Une réalité sensible pour devenir un fait scientifique doit perdre ce qui relève de la subjectivité, elle doit donc se défaire de sa qualité sensible. Le qualitatif exprime des sensations et des impressions personnelles, il ne peut donc pas soutenir un discours universel. Il faut transformer en un donné quantitatif un donné sensible et qualitatif. L’instrument de mesure remplit cette fonction. Le thermomètre par exemple transforme une sensation de chaud en degrés, il s’agit d’une transformation en données chiffrées. L’instrument de mesure met à distance le sujet. La nature toute entière est idéalisée, elle devient mathématique pour reprendre la formule de Galilée : « le livre de la nature est écrit en langage mathématique ». La physique moderne est née de cette idéalisation. Le monde usuel, flou et approximatif est remplacé par un monde exact, entièrement déterminé.
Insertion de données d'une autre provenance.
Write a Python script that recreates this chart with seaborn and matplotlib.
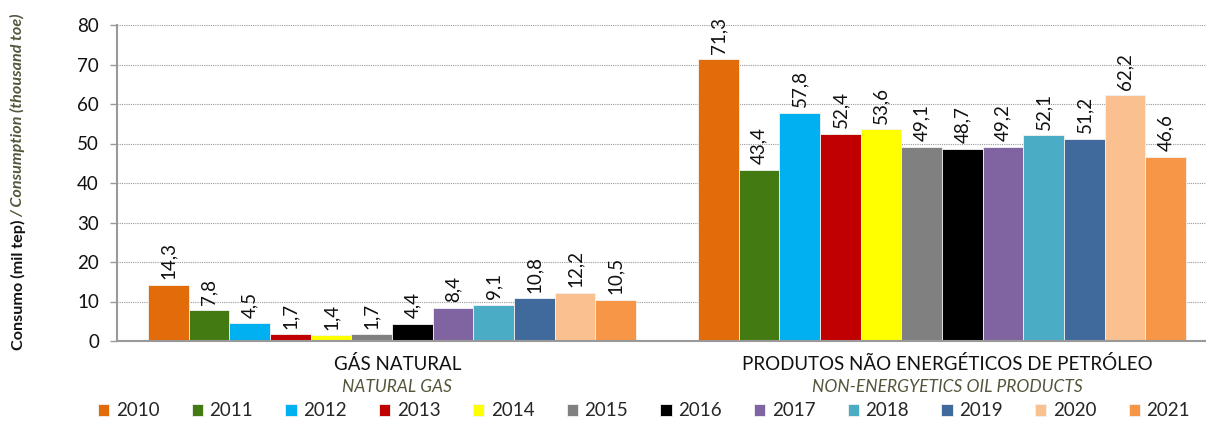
import matplotlib
matplotlib.use("Agg")
import matplotlib.pyplot as plt
import seaborn as sns
import pandas as pd

categories = ["GÁS NATURAL", "PRODUTOS NÃO ENERGÉTICOS DE PETRÓLEO"]
subtitles = ["NATURAL GAS", "NON-ENERGYETICS OIL PRODUCTS"]
years = ["2010", "2011", "2012", "2013", "2014", "2015",
         "2016", "2017", "2018", "2019", "2020", "2021"]
gas_natural = [14.3, 7.8, 4.5, 1.7, 1.4, 1.7, 4.4, 8.4, 9.1, 10.8, 12.2, 10.5]
nao_energeticos = [71.3, 43.4, 57.8, 52.4, 53.6, 49.1, 48.7, 49.2, 52.1, 51.2, 62.2, 46.6]
colors = ["#E36C0A", "#447A12", "#00B0F0", "#C00000", "#FFFF00", "#808080",
          "#000000", "#8064A2", "#4BACC6", "#3F6A9B", "#FAC090", "#F79646"]
yticks = [0, 10, 20, 30, 40, 50, 60, 70, 80]

rows = []
for cat, vals in zip(categories, [gas_natural, nao_energeticos]):
    for y, v in zip(years, vals):
        rows.append({"cat": cat, "year": y, "val": v})
df = pd.DataFrame(rows)

sns.set_style("white")
plt.rcParams["font.family"] = ["Lato", "DejaVu Sans"]

fig = plt.figure(figsize=(12.06, 4.22), dpi=100)
ax = fig.add_axes([117 / 1206, 1 - 341 / 422, 1 - 117 / 1206, (341 - 25) / 422])

sns.barplot(data=df, x="cat", y="val", hue="year", hue_order=years,
            order=categories, palette=colors, width=0.887, ax=ax,
            edgecolor="#f2f2f2", linewidth=0.6, saturation=1, errorbar=None)

for cont in ax.containers:
    ax.bar_label(cont, labels=[f"{b.get_height():.1f}".replace(".", ",") for b in cont],
                 rotation=90, padding=4, fontsize=13.5, color="#111111")

ax.set_xlim(-0.5, 1.48)
ax.set_ylim(0, 80)
ax.set_yticks(yticks)
ax.set_yticklabels([str(t) for t in yticks], fontsize=13.5, color="#111111")
ax.tick_params(axis="y", which="both", left=True, length=5, width=1, color="#999999", pad=8)
ax.tick_params(axis="x", bottom=False, labelbottom=False)
ax.set_xlabel("")
ax.set_ylabel("")
ax.yaxis.grid(True, linestyle=(0, (1, 1)), color="#9a9a9a", linewidth=0.8)
ax.set_axisbelow(True)
for s in ["top", "right"]:
    ax.spines[s].set_visible(False)
ax.spines["left"].set_color("#999999")
ax.spines["left"].set_linewidth(1.5)
ax.spines["bottom"].set_color("#999999")
ax.spines["bottom"].set_linewidth(1.5)

# category labels
for i, (cat, sub) in enumerate(zip(categories, subtitles)):
    ax.text(i + 0.01, -0.072, cat, transform=ax.get_xaxis_transform(),
            ha="center", va="center", fontsize=13.5, color="#111111")
    ax.text(i + 0.01, -0.146, sub, transform=ax.get_xaxis_transform(),
            ha="center", va="center", fontsize=12.5, color="#55553C", style="italic")

# legend
handles, labels = ax.get_legend_handles_labels()
if ax.get_legend() is not None:
    ax.get_legend().remove()
fig.legend(handles, labels, loc="center", bbox_to_anchor=(0.534, 1 - 411 / 422),
           ncol=12, frameon=False, fontsize=13.5, handlelength=0.6, handleheight=0.6,
           handletextpad=0.35, columnspacing=1.72, borderaxespad=0)

# y label with mixed styles
t1 = fig.text(18 / 1206, 1 - 350 / 422, "Consumo (mil tep)", rotation=90,
              ha="center", va="bottom", fontsize=11.6, fontweight="bold", color="#111111")
fig.canvas.draw()
bb = t1.get_window_extent(renderer=fig.canvas.get_renderer())
y1 = bb.y1 / fig.bbox.height
fig.text(18 / 1206, y1 + 0.006, "/ Consumption (thousand toe)", rotation=90,
         ha="center", va="bottom", fontsize=11.6, fontweight="bold", style="italic",
         color="#55553C")

fig.savefig("out.png", dpi=100)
Cela signifie que derrière le désordre apparent de la nature, se cache un ordre que les mathématiques peuvent décoder. Avec Galilée, la science physique cesse d’être qualitative pour devenir quantitative et mathématique. Il est possible de mesure et de calculer dans le réel en y retrouvant des formes géométriques. Ainsi l’expérience du plan incliné qui est constitué de figure géométriques, d’une surface plane et de sphères parfaitement lisses ; seul ce dispositif peut conduire à des calculs sur le réel et à un résultat objectif sur la loi de la chute des corps ;
La mathématisation de la nature éloigne donc la science physique de l’expérience sensible immédiate en soumettant la nature à une interrogation conduite par la raison. C’est elle qui rend possible l’énoncé de lois nécessaires expliquant comment les phénomènes naturels se produisent : quelles que soient les données sensibles de la chute des divers corps, on pourra les ramener sous une loi unique aux termes de laquelle la vitesse d’un corps qui tombe accroît proportionnellement au temps de chute et cette accélération de la vitesse est la même pour tous les corps.
L’effort philosophique de Descartes va être d’étendre la certitude des mathématiques attachées à un objet spécifique (les nombres et les figures), à l’ensemble des sciences et en particulier à la physique.
Le modèle de la nature ne sera plus dynamique mais mécanique. Le mécanisme est la doctrine selon laquelle un processus n’est réglé par aucune intention explicite ou implicite. Cette doctrine s’oppose à celle du finalisme, selon laquelle les corps physiques poursuivent une fin, un but qui constitue une cause explicative. Descartes et Spinoza récusent cette doctrine du finalisme qui, selon eux, inverse l’ordre causal; l’effet est pris pour la cause ; le postérieur prend la place de l’antérieur.
L'heure vient où, en quelques années, la Nature va déchoir de son rang de déesse universelle pour devenir, disgrâce encore jamais connue, une machine.
Cet événement sensationnel pourrait recevoir une date précise, 1632. Galilée publie les Dialogues sur les deux principaux systèmes du monde et les personnages qui discourent se retrouvent dans l'arsenal de Venise. Que la vraie physique puisse sortir d'une discussion d'ingénieurs, nous ne pouvons plus imaginer aujourd'hui ce que cette mise en scène, en apparence anodine, avait de révolutionnaire. [...] L'ingénieur conquiert la dignité de savant, parce que l'art de fabriquer est devenu le prototype de la science. Ce qui comporte une nouvelle définition de la connaissance, qui n'est plus contemplation, mais utilisation, une nouvelle attitude de l'homme devant la Nature : il cesse de la regarder comme un enfant regarde sa mère, prend modèle sur elle ; il veut la conquérir, s'en rendre maître et possesseur. »
LENOBLE Histoire De L’idée De Nature.